The U.S. is not a nation of immigrants
April 14, 2017

     The myth that the United States is a “nation of immigrants” feeds into the national self-image that the United States is both a free society and a land of opportunity. It is a seductive myth because we cherish the well-established fable of American exceptionalism, and the idea that this nation is “a city set upon a hill.” But the myth is more fiction than fact, and it hides a deeper and deeply unsettling truth about our nation’s past and present. We need to stop saying that we are a “nation of immigrants.” The following article explains why.
     The Naturalization Act of 1790 was the first US citizenship act. It limited naturalization to free white citizens, thus excluding Native Americans, slaves, indentured servants, Asians and many others.

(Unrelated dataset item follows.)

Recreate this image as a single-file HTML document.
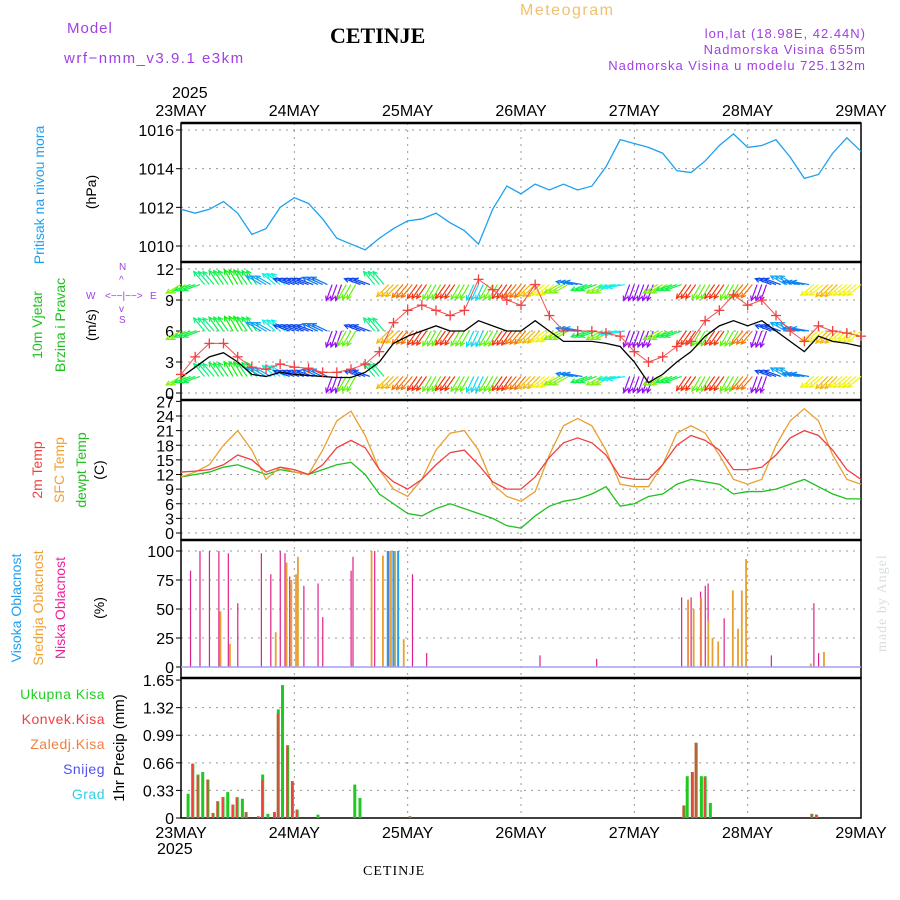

During the following decades and centuries other naturalization laws were enacted, but it was not until 1924 that the Indian Citizenship Act was enacted. 

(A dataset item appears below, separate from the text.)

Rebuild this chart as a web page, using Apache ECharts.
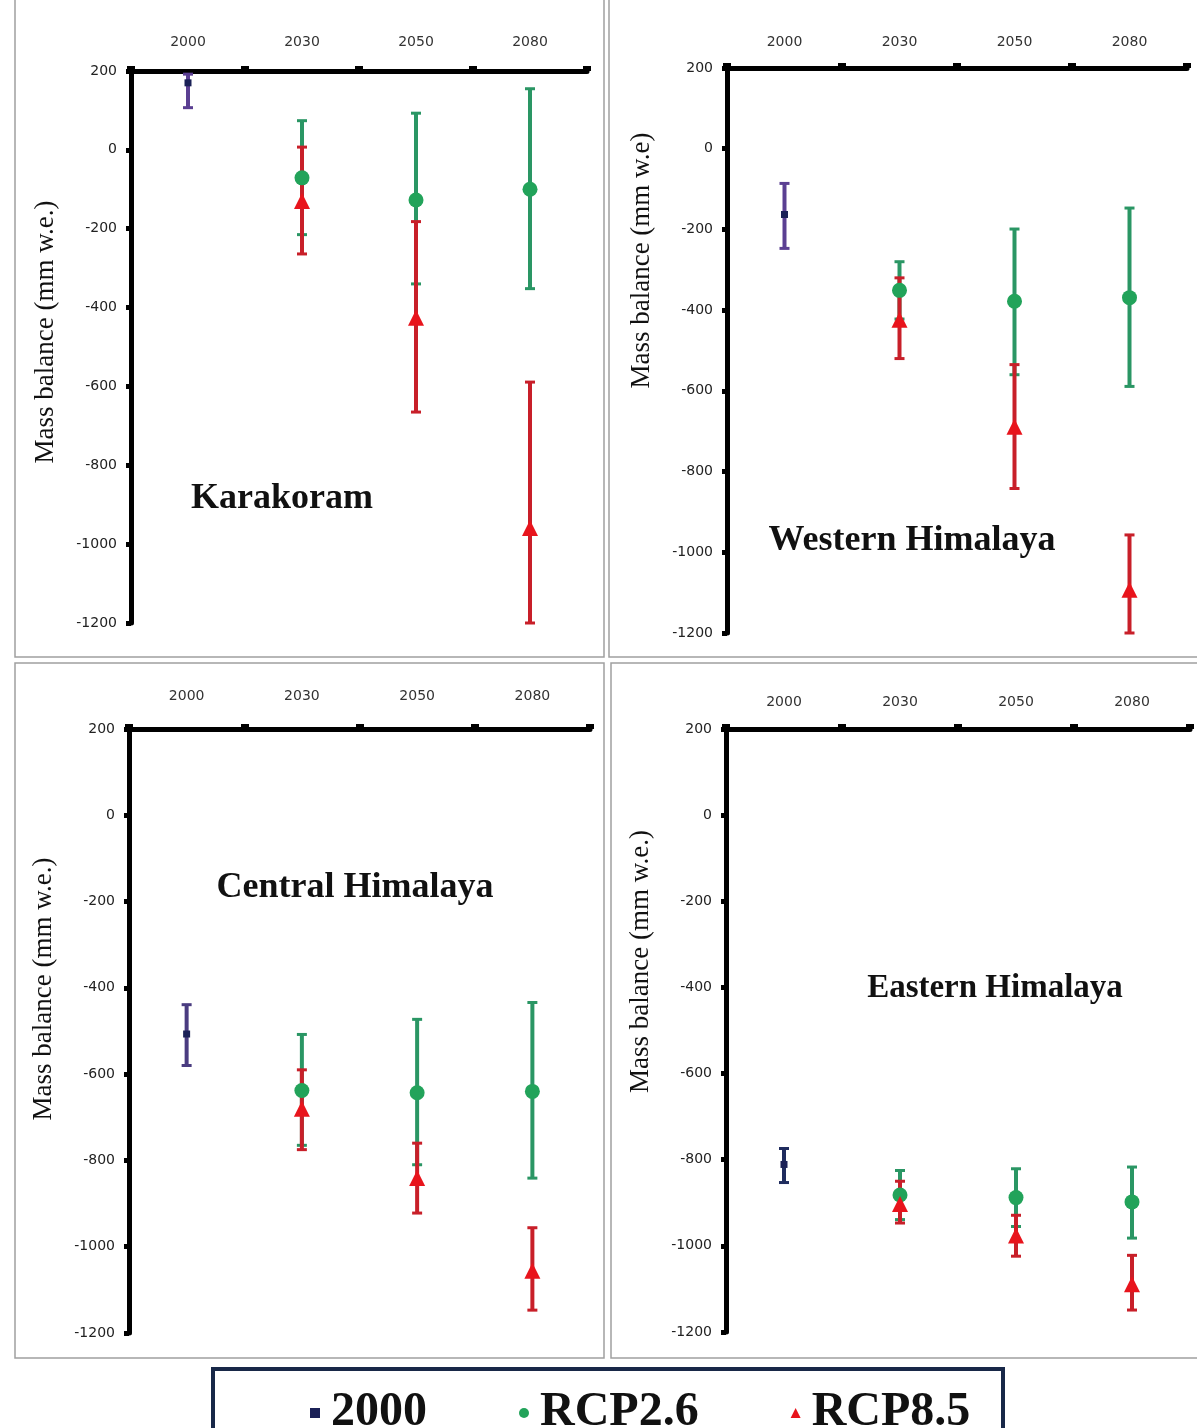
<!DOCTYPE html>
<html>
<head>
<meta charset="utf-8">
<script src="https://cdn.jsdelivr.net/npm/echarts@6/dist/echarts.min.js"></script>
<style>
  html, body { margin: 0; padding: 0; background: #fff; }
  #main { width: 1197px; height: 1428px; }
</style>
</head>
<body>
<div id="main"></div>
<script>
(function() {
    // categories and panels
    var years = ['2000', '2030', '2050', '2080'];
    var regions = ['Karakoram', 'Western Himalaya', 'Central Himalaya', 'Eastern Himalaya'];
    var axisNames = ['Mass balance (mm w.e.)', 'Mass balance (mm w.e)', 'Mass balance (mm w.e.)', 'Mass balance (mm w.e.)'];

    // 2000 baseline per region: mean, lower, upper
    var base2000Mean = [170, -163, -507, -811];
    var base2000Low = [107, -247, -580, -853];
    var base2000High = [192, -86, -439, -774];

    // RCP2.6 per region, for 2030 / 2050 / 2080
    var rcp26Mean = [[-71, -127, -100], [-351, -378, -369], [-638, -643, -640], [-882, -888, -898]];
    var rcp26Low = [[-215, -340, -352], [-422, -560, -589], [-765, -810, -841], [-939, -955, -982]];
    var rcp26High = [[74, 93, 155], [-280, -199, -147], [-508, -473, -434], [-825, -821, -817]];

    // RCP8.5 per region, for 2030 / 2050 / 2080
    var rcp85Mean = [[-130, -426, -959], [-424, -689, -1093], [-680, -841, -1056], [-903, -976, -1089]];
    var rcp85Low = [[-264, -665, -1200], [-520, -842, -1200], [-775, -922, -1147], [-947, -1024, -1149]];
    var rcp85High = [[7, -182, -589], [-320, -535, -957], [-590, -760, -956], [-850, -929, -1022]];

    // y ticks
    var yMin = -1200, yMax = 200, yStep = 200;

    // layout of the four panels
    var grids = [
        { left: 131, top: 71, width: 456, height: 552 },
        { left: 727, top: 68, width: 460, height: 565 },
        { left: 129, top: 729, width: 461, height: 604 },
        { left: 726, top: 729, width: 464, height: 603 }
    ];
    var xLabelMargin = [22, 19, 26, 20];
    var namePad = [30, 180, 84, 138];
    var titlePos = [[282, 499], [912, 541], [355, 888], [995, 988]];
    var titleSize = [36, 36, 36, 33];
    var frames = [[15, -2, 589, 659], [609, -2, 590, 659], [15, 663, 589, 695], [611, 663, 588, 695]];
    var bar2000Color = ['#5b3f92', '#5b3f92', '#4a3c80', '#1f2c5e'];

    var c2000 = '#1b2157', c26 = '#22a35a', c26bar = '#2a9664', c85 = '#e8141c', c85bar = '#c81f29';

    function errorBar(color) {
        return function(params, api) {
            var lo = api.coord([api.value(0), api.value(1)]);
            var hi = api.coord([api.value(0), api.value(2)]);
            var w = 5;
            return {
                type: 'group',
                children: [
                    { type: 'line', shape: { x1: lo[0], y1: lo[1], x2: hi[0], y2: hi[1] }, style: { stroke: color, lineWidth: 4 } },
                    { type: 'line', shape: { x1: lo[0] - w, y1: lo[1], x2: lo[0] + w, y2: lo[1] }, style: { stroke: color, lineWidth: 3 } },
                    { type: 'line', shape: { x1: hi[0] - w, y1: hi[1], x2: hi[0] + w, y2: hi[1] }, style: { stroke: color, lineWidth: 3 } }
                ]
            };
        };
    }

    var xAxes = [], yAxes = [], series = [], graphics = [];

    regions.forEach(function(region, i) {
        xAxes.push({
            type: 'category',
            gridIndex: i,
            position: 'top',
            data: years,
            boundaryGap: true,
            axisLine: { onZero: false, lineStyle: { color: '#000', width: 5 } },
            axisTick: { show: true, length: 5, lineStyle: { color: '#000', width: 8 } },
            axisLabel: { margin: xLabelMargin[i], color: '#333', fontSize: 14, fontFamily: 'DejaVu Sans' },
            splitLine: { show: false }
        });
        yAxes.push({
            type: 'value',
            gridIndex: i,
            min: yMin,
            max: yMax,
            interval: yStep,
            name: axisNames[i],
            nameLocation: 'middle',
            nameRotate: 90,
            nameGap: 72,
            nameTextStyle: {
                fontFamily: 'Liberation Serif',
                fontSize: 27,
                color: '#111',
                padding: [0, 0, 0, namePad[i]]
            },
            axisLine: { show: true, lineStyle: { color: '#000', width: 5 } },
            axisTick: { show: true, length: 5, lineStyle: { color: '#000', width: 5 } },
            axisLabel: {
                margin: 14, color: '#222', fontSize: 14, fontFamily: 'DejaVu Sans',
                formatter: function(v) { return String(v); }
            },
            splitLine: { show: false }
        });

        var b26 = [], b85 = [], p26 = [], p85 = [];
        for (var k = 0; k < 3; k++) {
            b26.push([k + 1, rcp26Low[i][k], rcp26High[i][k]]);
            b85.push([k + 1, rcp85Low[i][k], rcp85High[i][k]]);
            p26.push([k + 1, rcp26Mean[i][k]]);
            p85.push([k + 1, rcp85Mean[i][k]]);
        }

        series.push({
            name: '2000', type: 'custom', xAxisIndex: i, yAxisIndex: i,
            renderItem: errorBar(bar2000Color[i]), encode: { x: 0, y: [1, 2] },
            itemStyle: { color: c2000 },
            data: [[0, base2000Low[i], base2000High[i]]]
        });
        series.push({
            name: 'RCP2.6', type: 'custom', xAxisIndex: i, yAxisIndex: i,
            renderItem: errorBar(c26bar), encode: { x: 0, y: [1, 2] },
            itemStyle: { color: c26 },
            data: b26
        });
        series.push({
            name: 'RCP8.5', type: 'custom', xAxisIndex: i, yAxisIndex: i,
            renderItem: errorBar(c85bar), encode: { x: 0, y: [1, 2] },
            itemStyle: { color: c85 },
            data: b85
        });
        series.push({
            name: '2000', type: 'scatter', xAxisIndex: i, yAxisIndex: i,
            symbol: 'rect', symbolSize: 7, itemStyle: { color: c2000, opacity: 1 },
            data: [[0, base2000Mean[i]]]
        });
        series.push({
            name: 'RCP2.6', type: 'scatter', xAxisIndex: i, yAxisIndex: i,
            symbol: 'circle', symbolSize: 15, itemStyle: { color: c26, opacity: 1 },
            data: p26
        });
        series.push({
            name: 'RCP8.5', type: 'scatter', xAxisIndex: i, yAxisIndex: i,
            symbol: 'triangle', symbolSize: 16, itemStyle: { color: c85, opacity: 1 },
            data: p85
        });

        graphics.push({
            type: 'rect', z: -10, silent: true,
            shape: { x: frames[i][0], y: frames[i][1], width: frames[i][2], height: frames[i][3] },
            style: { fill: 'none', stroke: '#a0a0a0', lineWidth: 1.5 }
        });
        graphics.push({
            type: 'text', z: 10, silent: true,
            x: titlePos[i][0], y: titlePos[i][1],
            style: {
                text: region, textAlign: 'center', textVerticalAlign: 'middle',
                font: 'bold ' + titleSize[i] + 'px "Liberation Serif"', fill: '#111'
            }
        });
    });

    // legend frame
    graphics.push({
        type: 'rect', z: -5, silent: true,
        shape: { x: 213, y: 1369, width: 790, height: 70 },
        style: { fill: '#fff', stroke: '#182848', lineWidth: 4 }
    });

    var myChart = echarts.init(document.getElementById('main'));
    myChart.setOption({
        animation: false,
        backgroundColor: '#fff',
        grid: grids,
        xAxis: xAxes,
        yAxis: yAxes,
        legend: {
            left: 305,
            top: 1384,
            itemGap: 92,
            itemWidth: 10,
            itemHeight: 10,
            textStyle: {
                fontFamily: 'Liberation Serif', fontWeight: 'bold', fontSize: 48, color: '#111',
                padding: [0, 0, 0, 6]
            },
            data: [
                { name: '2000', icon: 'rect', itemStyle: { color: c2000 } },
                { name: 'RCP2.6', icon: 'circle', itemStyle: { color: c26 } },
                { name: 'RCP8.5', icon: 'triangle', itemStyle: { color: c85 } }
            ]
        },
        graphic: graphics,
        series: series
    });

    window.addEventListener('resize', function() {
        myChart.resize();
    });
})();
</script>
</body>
</html>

 Adam Goodman’s article, “A Nation of Immigrants,” which appeared in the October 8, 2015 issue of Dissent Magazine traces the nation of immigrants paradigm to the Chicago School of Sociology in the early twentieth century. Goodman says that the paradigm gave European immigrants a privileged place in US society, and allowed them to treat non-European immigrants as secondary actors, while ignoring Native Americans completely.

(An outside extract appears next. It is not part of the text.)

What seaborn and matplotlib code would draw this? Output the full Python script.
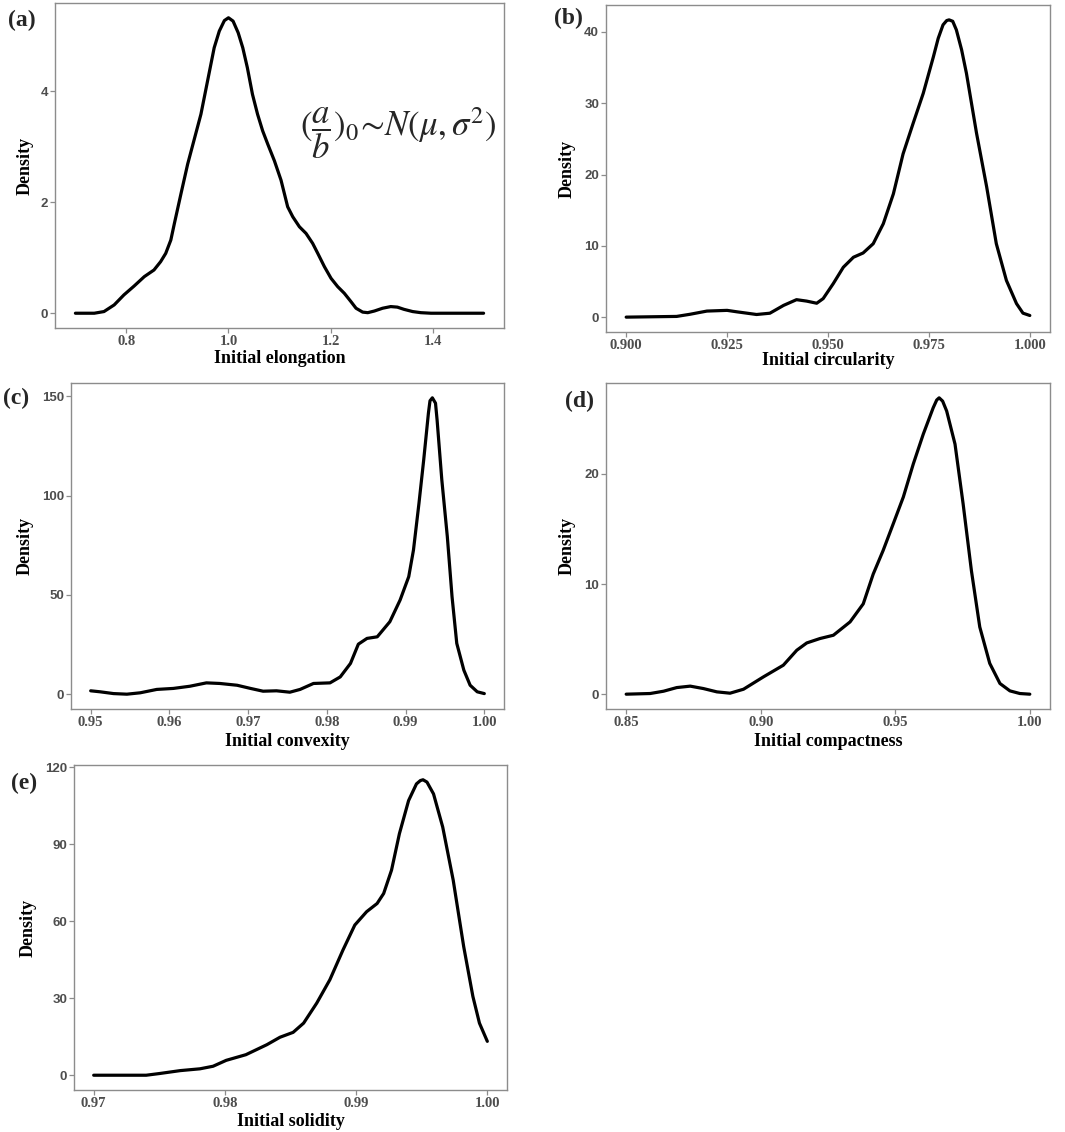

      The big change came in immigration policy came with the enactment of the 1965 Immigration Act. This Act ended the national-origins quota immigration system that had prevailed up until then, and created new opportunities for people from around the world to come to the United States. The number of immigrants as a percentage of the total population nearly tripled between 1970 and 2015, growing from less than five percent to nearly fourteen percent. The nation of immigrants mythology emerged during this period.
      Importantly, the “nation of immigrants” myth fed into the flawed “Bering Straits” theory of indigenous migration from Asia to the Americas some 12,000 years ago. Accordingly, Indians were the first immigrants. The Anglo settlers and others who came later were simply subsequent waves of immigrants coming in search of a better life. Historian Roxanne Dunbar-Ortiz debunked this “Bering Straits” theory. She argues that indigenous peoples were in the Americas at least 50,000 years before the English and other European settlers arrived. Recognition of this history is not permitted by the "nation of immigrants" myth. The plain truth is Native Peoples were dispossessed of their land.
      No president better embodies the federal government's irregular warfare against Native Americans than Andrew Jackson. It is not reassuring that President Trump has moved a statue of Jackson into the Oval Office. In contrast to Jackson Era policies, the Indian Restoration Act of 1934 created a framework for a measure of Native American self-governance. But many issues remained unresolved. After World War II the federal government turned away from policies supporting Native Peoples and turned toward policies that it believed would lead to the elimination of Native Peoples.
       Congress adopted House Concurrent Resolution 108, the Termination Act, on August 1, 1953. The stated purpose of the Termination Act was "free those tribes listed from Federal supervision and control." The termination policy meant that federal trust protection and transfer payments guaranteed by treaties and other agreements would end. That same year, 1953, Congress enacted Public Law 280, which transferred all tribal court jurisdiction to respective state courts. As a result of these acts of Congress, 109 tribes were terminated, approximately 2.5 million acres of Indian trust land was removed from protected status and sold to whites, 12,000 Native Americans lost tribal recognition, and tribal governments lost their right to govern. The termination policy was not ended until 1968. Tribes and individuals harmed by the termination policy have not been made whole for the loss they suffered or fully compensated for the damages caused by the government’s action.
      The myth that the United States is a “nation of immigrants” hides the history of our nation’s anti-Indianism while promoting the notion that this is a land of opportunity founded and built by immigrants. Since many Christian denominations have repudiated the doctrine of discovery they can now take the next step and renounce the nation of immigration myth. This will help clear the way to advance much needed conversations calling for respect of the almost 400 treaties that the United States has with Native nations, ensure protection of Native lands, lend support to the Native American drive for self-governance. 
      The United States is not a "nation of immigrants." It is a settler nation trying to discover its identity  and redeem itself.